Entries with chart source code
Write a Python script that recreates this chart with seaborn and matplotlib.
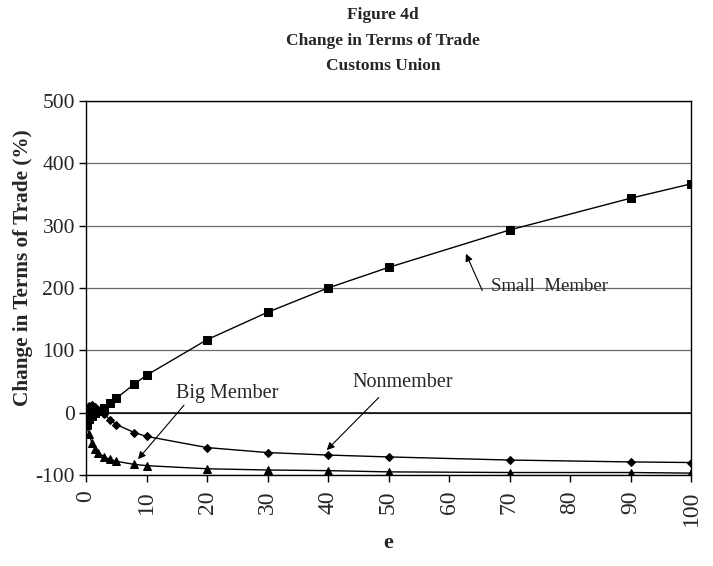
import numpy as np
import pandas as pd
import matplotlib
matplotlib.use('Agg')
import matplotlib.pyplot as plt
import seaborn as sns

# values
e_values = [0.1, 0.5, 1, 1.5, 2, 3, 4, 5, 8, 10, 20, 30, 40, 50, 70, 90, 100]
small_member = [-18, -10, -5, -1, 2, 7, 15, 23, 46, 60, 117, 161, 200, 233, 293, 344, 367]
nonmember = [5, 11, 12, 9, 5, -2, -12, -19, -32, -38, -56, -64, -68, -71, -76, -79, -80]
big_member = [-20, -35, -49, -58, -64, -71, -75, -78, -83, -85, -90, -92, -93, -95, -96, -96, -97]

y_ticks = [-100, 0, 100, 200, 300, 400, 500]
x_ticks = [0, 10, 20, 30, 40, 50, 60, 70, 80, 90, 100]

sns.set_theme(style='white')
plt.rcParams['font.family'] = ['Liberation Serif', 'DejaVu Serif']

fig = plt.figure(figsize=(7.13, 5.66), dpi=100)
ax = fig.add_axes([86/713, 1 - 475/566, 605/713, 374/566])

ax.grid(axis='y', color='#6a6a6a', linewidth=0.9)
ax.grid(axis='x', visible=False)
ax.axhline(0, color='black', linewidth=1.1, zorder=1.5)

line_kw = dict(color='black', linewidth=1.0, markeredgecolor='black',
               estimator=None, ax=ax, zorder=3)
sns.lineplot(x=e_values, y=small_member, marker='s', markersize=5.5, **line_kw)
sns.lineplot(x=e_values, y=nonmember, marker='D', markersize=4.5, **line_kw)
sns.lineplot(x=e_values, y=big_member, marker='^', markersize=5.5, **line_kw)

ax.set_xlim(0, 100)
ax.set_ylim(-100, 500)
ax.set_xticks(x_ticks)
ax.set_yticks(y_ticks)
ax.set_xticklabels([str(t) for t in x_ticks], rotation=90, fontsize=17)
ax.set_yticklabels([str(t) for t in y_ticks], fontsize=15.5)
ax.tick_params(axis='both', direction='out', length=5, width=1, color='black',
               bottom=True, left=True, pad=3)
ax.tick_params(axis='x', pad=6)

for side in ['left', 'right', 'top', 'bottom']:
    ax.spines[side].set_visible(True)
    ax.spines[side].set_color('black')
    ax.spines[side].set_linewidth(1.0)

ax.set_ylabel('Change in Terms of Trade (%)', fontsize=15.3, fontweight='bold')
ax.yaxis.set_label_coords(-0.088, 0.553)
ax.set_xlabel('e', fontsize=16, fontweight='bold')
ax.xaxis.set_label_coords(0.5, -0.155)

fig.text(383/713, 1 - 15/566, 'Figure 4d', ha='center', va='center',
         fontsize=12.5, fontweight='bold')
fig.text(383/713, 1 - 41/566, 'Change in Terms of Trade', ha='center', va='center',
         fontsize=12.5, fontweight='bold')
fig.text(383/713, 1 - 66/566, 'Customs Union', ha='center', va='center',
         fontsize=12.5, fontweight='bold')

arrow = dict(arrowstyle='-|>', color='black', lw=0.8, mutation_scale=11,
             shrinkA=0, shrinkB=0)
ax.annotate('', xy=(62.8, 255), xytext=(65.5, 196), arrowprops=arrow)
ax.text(76.6, 203, 'Small  Member', ha='center', va='center', fontsize=13.5)

ax.annotate('', xy=(8.6, -74.6), xytext=(16.2, 12), arrowprops=arrow)
ax.text(23.3, 31, 'Big Member', ha='center', va='center', fontsize=14.5)

ax.annotate('', xy=(39.8, -60), xytext=(48.4, 24.4), arrowprops=arrow)
ax.text(52.4, 49, 'Nonmember', ha='center', va='center', fontsize=14.5)

plt.savefig('out.png', dpi=100)
plt.close()
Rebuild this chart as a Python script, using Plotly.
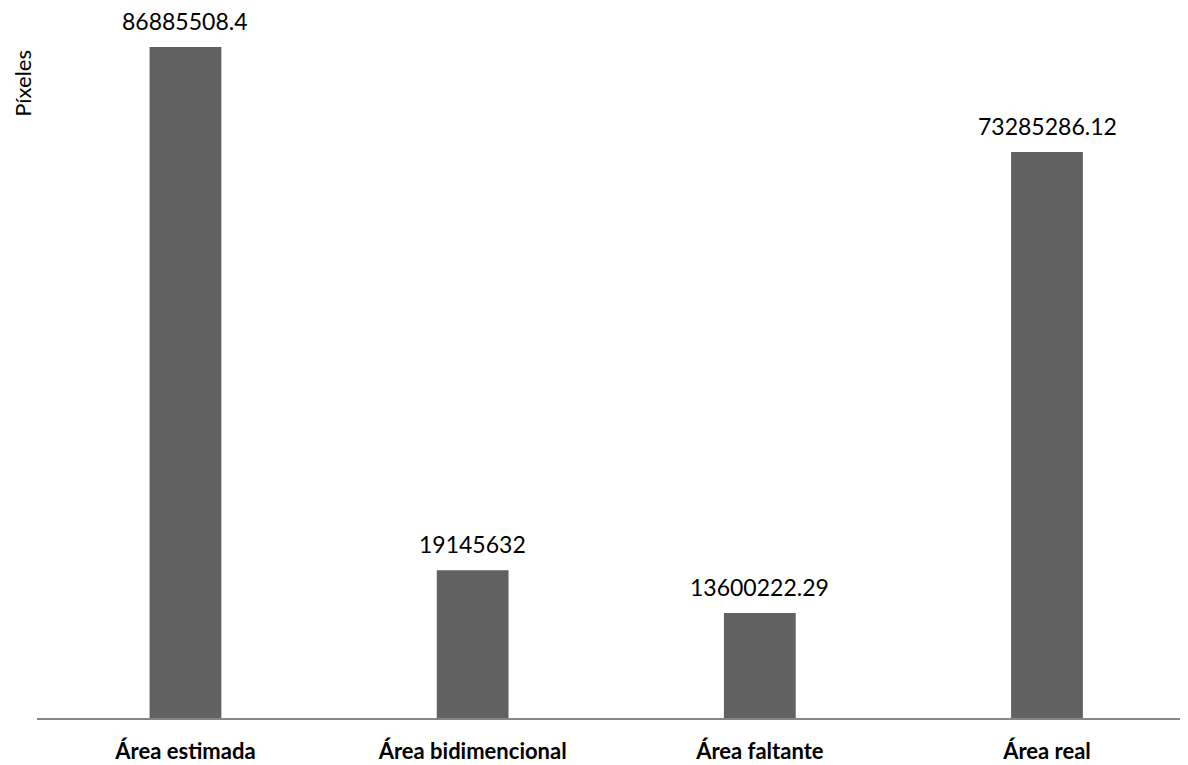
import plotly.graph_objects as go

categories = ["Área estimada", "Área bidimencional", "Área faltante", "Área real"]
values = [86885508.4, 19145632, 13600222.29, 73285286.12]
value_labels = ["86885508.4", "19145632", "13600222.29", "73285286.12"]

FONT = "Lato"
BAR_COLOR = "#616161"

fig = go.Figure()
fig.add_trace(go.Bar(
    x=categories,
    y=values,
    width=0.25,
    marker=dict(color=BAR_COLOR, line=dict(width=0)),
    hoverinfo="x+y",
))

for c, v, t in zip(categories, values, value_labels):
    fig.add_annotation(
        x=c, y=v, text=t, showarrow=False, yshift=26, borderpad=0,
        font=dict(family=FONT, size=23, color="#000000"),
        xanchor="center", yanchor="middle",
    )

fig.add_annotation(
    xref="paper", yref="paper", x=-0.0125, y=0.894,
    text="Píxeles", textangle=-90, showarrow=False, borderpad=0,
    font=dict(family=FONT, size=22, color="#000000"),
    xanchor="center", yanchor="middle",
)

ymax = 86885508.4 * 710 / 671

fig.update_layout(
    width=1180, height=757,
    margin=dict(l=29, r=0, t=0, b=47),
    paper_bgcolor="white", plot_bgcolor="white",
    showlegend=False,
    xaxis=dict(
        type="category",
        range=[-0.517, 3.491],
        showline=True, linecolor="#868686", linewidth=2,
        showgrid=False, zeroline=False, ticks="",
        tickfont=dict(family=FONT, size=22, color="#000000", weight="bold"),
        ticklabelstandoff=13,
    ),
    yaxis=dict(
        range=[0, ymax],
        showline=False, showgrid=False, zeroline=False,
        showticklabels=False, ticks="",
    ),
)

fig.write_html("out.html")
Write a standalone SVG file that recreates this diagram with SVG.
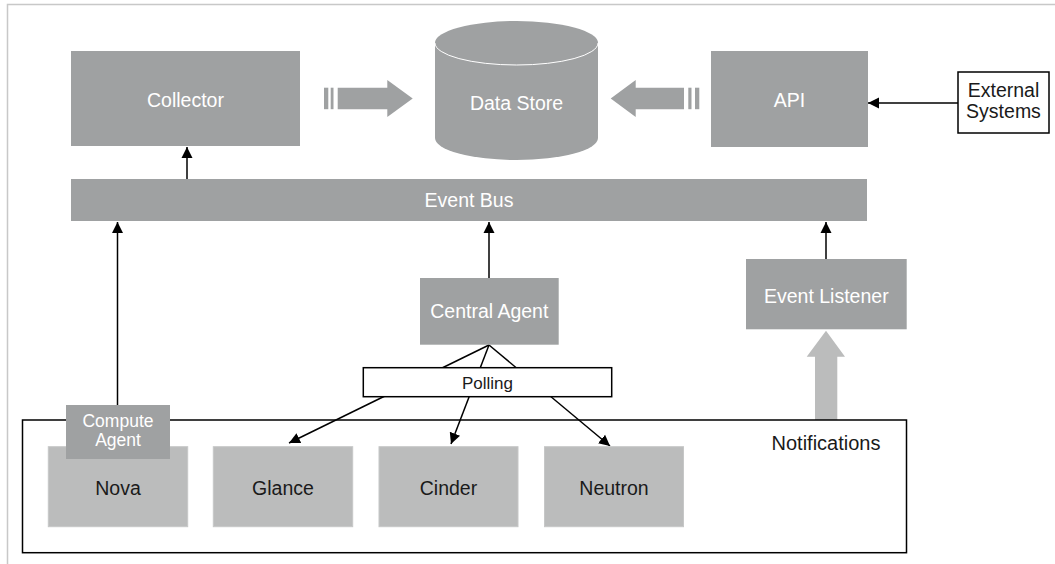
<svg xmlns="http://www.w3.org/2000/svg" width="1055" height="564" viewBox="0 0 1055 564">
<style>
.dk{fill:#9fa1a2}
.lt{fill:#bbbcbc;stroke:#c6c7c7;stroke-width:1}
.wt{font-family:"Liberation Sans",Arial,sans-serif;font-size:19.5px;fill:#ffffff;text-anchor:middle}
.bt{font-family:"Liberation Sans",Arial,sans-serif;font-size:19.5px;fill:#1a1a1a;text-anchor:middle}
.ln{stroke:#000;stroke-width:1.5;fill:none}
</style>
<defs>
<marker id="ah" markerUnits="userSpaceOnUse" markerWidth="12" markerHeight="12" viewBox="0 0 12 12" refX="11" refY="6" orient="auto">
<path d="M0,0.5 L11,6 L0,11.5 Z" fill="#000"/>
</marker>
</defs>
<rect width="1055" height="564" fill="#fff"/>
<path d="M7.5,564 L7.5,4.5 L1055,4.5" fill="none" stroke="#c8c8c8" stroke-width="1.5"/>

<g id="connectors">
<line class="ln" x1="187" y1="179" x2="187" y2="147" marker-end="url(#ah)"/>
<line class="ln" x1="958" y1="103" x2="868" y2="103" marker-end="url(#ah)"/>
<line class="ln" x1="117.5" y1="405" x2="117.5" y2="222" marker-end="url(#ah)"/>
<line class="ln" x1="489" y1="278" x2="489" y2="222" marker-end="url(#ah)"/>
<line class="ln" x1="826" y1="259" x2="826" y2="222" marker-end="url(#ah)"/>
<line class="ln" x1="489" y1="345" x2="289" y2="443" marker-end="url(#ah)"/>
<line class="ln" x1="489" y1="345" x2="451" y2="444" marker-end="url(#ah)"/>
<line class="ln" x1="489" y1="345" x2="610" y2="446" marker-end="url(#ah)"/>
<g id="flow-left" class="dk">
<rect x="324" y="87.7" width="4.3" height="21.5"/>
<rect x="330.7" y="87.7" width="2.8" height="21.5"/>
<polygon points="337.7,87.7 387.3,87.7 387.3,80 412.7,98.5 387.3,117 387.3,109.2 337.7,109.2"/>
</g>
<g id="flow-right" class="dk">
<rect x="695" y="87.7" width="4.3" height="21.5"/>
<rect x="688.3" y="87.7" width="3.2" height="21.5"/>
<polygon points="684,87.7 635.7,87.7 635.7,80 610.7,98.5 635.7,117 635.7,109.2 684,109.2"/>
</g>
<polygon id="notify-arrow" fill="#bbbcbc" points="815,420 815,356.7 806.7,356.7 826,330.7 845,356.7 837.3,356.7 837.3,420"/>
</g>

<g id="collector">
<rect class="dk" x="71" y="51" width="229" height="95"/>
<text class="wt" x="185.5" y="106.5">Collector</text>
</g>
<g id="datastore">
<path class="dk" d="M435,43 L435,138 A81.5,22 0 0 0 598,138 L598,43 A81.5,22 0 0 0 435,43 Z"/>
<path d="M435,43 A81.5,22 0 0 0 598,43" fill="none" stroke="#fff" stroke-width="1"/>
<text class="wt" x="516.5" y="110">Data Store</text>
</g>
<g id="api">
<rect class="dk" x="711" y="51" width="157" height="96"/>
<text class="wt" x="789.5" y="106.5">API</text>
</g>
<g id="external">
<rect x="958" y="72" width="91" height="61" fill="#fff" stroke="#000" stroke-width="1.5"/>
<text class="bt" x="1003.5" y="97.3">External</text>
<text class="bt" x="1003.5" y="117.7">Systems</text>
</g>
<g id="eventbus">
<rect class="dk" x="71" y="179" width="796" height="42"/>
<text class="wt" x="469" y="207">Event Bus</text>
</g>
<g id="centralagent">
<rect class="dk" x="420" y="278" width="138.7" height="66.7"/>
<text class="wt" x="489.3" y="317.7">Central Agent</text>
</g>
<g id="polling">
<rect x="363.3" y="367.7" width="248.4" height="29" fill="#fff" stroke="#000" stroke-width="1.5"/>
<text class="bt" x="487.5" y="389.3" style="font-size:17px">Polling</text>
</g>
<g id="eventlistener">
<rect class="dk" x="746" y="259" width="160.7" height="70.3"/>
<text class="wt" x="826.3" y="303">Event Listener</text>
</g>
<g id="notifications">
<rect x="22.5" y="420" width="884" height="132.7" fill="none" stroke="#000" stroke-width="1.5"/>
<text class="bt" x="826" y="450" style="font-size:20px">Notifications</text>
</g>
<g id="nova">
<rect class="lt" x="48.3" y="446.7" width="139.4" height="80"/>
<text class="bt" x="118" y="494.5">Nova</text>
</g>
<g id="computeagent">
<rect class="dk" x="66" y="405" width="104" height="54"/>
<text class="wt" x="118" y="426.7" style="font-size:17.5px">Compute</text>
<text class="wt" x="118" y="446" style="font-size:17.5px">Agent</text>
</g>
<g id="glance">
<rect class="lt" x="213.3" y="446.7" width="139.4" height="80"/>
<text class="bt" x="283" y="494.5">Glance</text>
</g>
<g id="cinder">
<rect class="lt" x="379" y="446.7" width="139" height="80"/>
<text class="bt" x="448.5" y="494.5">Cinder</text>
</g>
<g id="neutron">
<rect class="lt" x="544.5" y="446.7" width="139" height="80"/>
<text class="bt" x="614" y="494.5">Neutron</text>
</g>
</svg>
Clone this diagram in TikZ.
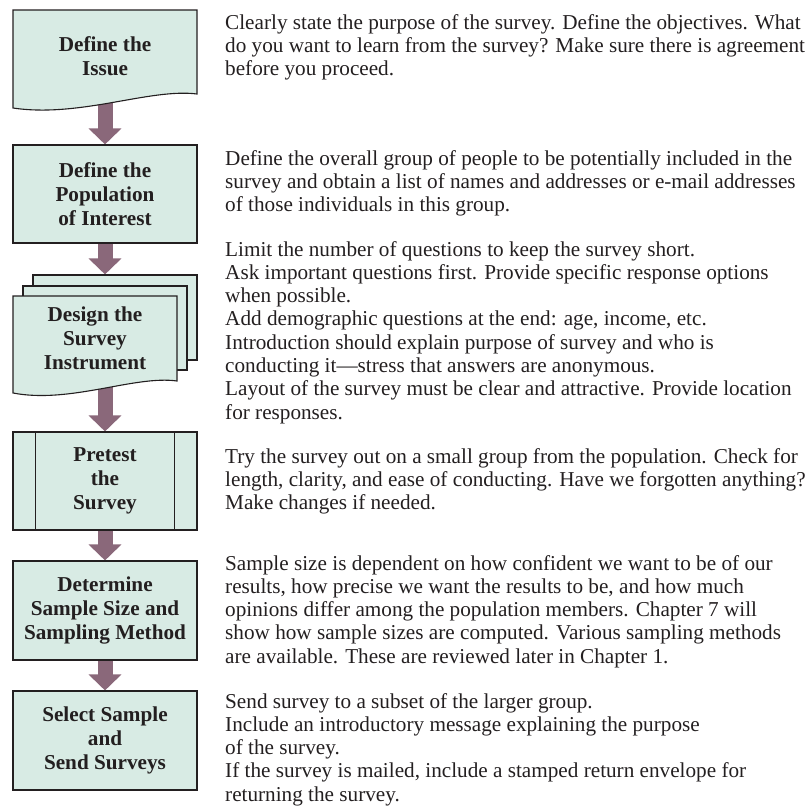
\documentclass[tikz,border=0pt]{standalone}
\usepackage{fontspec}
\setmainfont{Liberation Serif}
\usetikzlibrary{arrows.meta,backgrounds}
\definecolor{boxfill}{RGB}{216,235,228}
\definecolor{arrowcol}{RGB}{138,104,122}
\definecolor{edgecol}{RGB}{35,31,32}
\definecolor{txtcol}{RGB}{35,31,32}
\begin{document}
\begin{tikzpicture}[x=1pt,y=-1pt,
  sheet/.style={draw=edgecol, line width=1.1pt, fill=boxfill},
  boxnode/.style={sheet, minimum width=184pt, inner sep=0pt, font=\fontsize{21.2}{24}\selectfont\bfseries, align=center, text=txtcol},
  title/.style={inner sep=0pt, font=\fontsize{21.2}{24}\selectfont\bfseries, align=center, text=txtcol},
  desc/.style={anchor=base west, inner sep=0pt, font=\fontsize{21.2}{23.3}\selectfont, text=txtcol},
  flow/.style={draw=arrowcol, line width=15pt, -{Triangle[width=32pt,length=16pt,fill=arrowcol]}}
]
\useasboundingbox (0,0) rectangle (809,809);

% Box 1: document shape
\path[sheet] (13,10) -- (197,10) -- (197,94) .. controls (150,88) and (80,118) .. (13,108) -- cycle;
\node[title] (b1) at (105,56) {Define the\\Issue};

% Box 2
\node[boxnode, minimum height=98pt] (b2) at (105,194) {Define the\\Population\\of Interest};

% Box 3: multiple documents
\node[sheet, minimum width=164pt, minimum height=85pt, inner sep=0pt] (s3b) at (115,317.5) {};
\node[sheet, minimum width=164pt, minimum height=84pt, inner sep=0pt] (s3m) at (105,328) {};
\path[sheet] (13,296) -- (177,296) -- (177,381) .. controls (135,375) and (70,404) .. (13,393) -- cycle;
\node[title] (b3) at (95,338) {Design the\\Survey\\Instrument};

% Box 4: predefined process
\node[boxnode, minimum height=98pt] (b4) at (105,481) {Pretest\\the\\Survey};
\draw[edgecol, line width=1.1pt] ([xshift=23pt]b4.north west) -- ([xshift=23pt]b4.south west);
\draw[edgecol, line width=1.1pt] ([xshift=-23pt]b4.north east) -- ([xshift=-23pt]b4.south east);

% Box 5, 6
\node[boxnode, minimum height=99pt] (b5) at (105,610.5) {Determine\\Sample Size and\\Sampling Method};
\node[boxnode, minimum height=99pt] (b6) at (105,740.5) {Select Sample\\and\\Send Surveys};

% Arrows
\begin{pgfonlayer}{background}
\draw[flow] (b1) -- (b2.north);
\draw[flow] (b2) -- (b2 |- s3b.north);
\draw[flow] (b3.center -| b4.north) -- (b4.north);
\draw[flow] (b4) -- (b5.north);
\draw[flow] (b5) -- (b6.north);
\end{pgfonlayer}

% Descriptions
\node[desc] (t1) at (225,29) {\begin{tabular}[t]{@{}l@{}}
Clearly state the purpose of the survey. Define the objectives. What\\
do you want to learn from the survey? Make sure there is agreement\\
before you proceed.\end{tabular}};
\node[desc] (t2) at (225,165) {\begin{tabular}[t]{@{}l@{}}
Define the overall group of people to be potentially included in the\\
survey and obtain a list of names and addresses or e-mail addresses\\
of those individuals in this group.\end{tabular}};
\node[desc] (t3) at (225,256) {\begin{tabular}[t]{@{}l@{}}
Limit the number of questions to keep the survey short.\\
Ask important questions first. Provide specific response options\\
when possible.\\
Add demographic questions at the end: age, income, etc.\\
Introduction should explain purpose of survey and who is\\
conducting it---stress that answers are anonymous.\\
Layout of the survey must be clear and attractive. Provide location\\
for responses.\end{tabular}};
\node[desc] (t4) at (225,463) {\begin{tabular}[t]{@{}l@{}}
Try the survey out on a small group from the population. Check for\\
length, clarity, and ease of conducting. Have we forgotten anything?\\
Make changes if needed.\end{tabular}};
\node[desc] (t5) at (225,570) {\begin{tabular}[t]{@{}l@{}}
Sample size is dependent on how confident we want to be of our\\
results, how precise we want the results to be, and how much\\
opinions differ among the population members. Chapter 7 will\\
show how sample sizes are computed. Various sampling methods\\
are available. These are reviewed later in Chapter 1.\end{tabular}};
\node[desc] (t6) at (225,708) {\begin{tabular}[t]{@{}l@{}}
Send survey to a subset of the larger group.\\
Include an introductory message explaining the purpose\\
of the survey.\\
If the survey is mailed, include a stamped return envelope for\\
returning the survey.\end{tabular}};
\end{tikzpicture}
\end{document}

● Given request: Leave out the pictures and repeat exactly the lines from the start of the material through the line that contains "import seaborn as sns", both included.

● Exercise solution:
Write a Python script that recreates this chart with seaborn and matplotlib.
import numpy as np
import pandas as pd
import matplotlib
matplotlib.use('Agg')
import matplotlib.pyplot as plt
import seaborn as sns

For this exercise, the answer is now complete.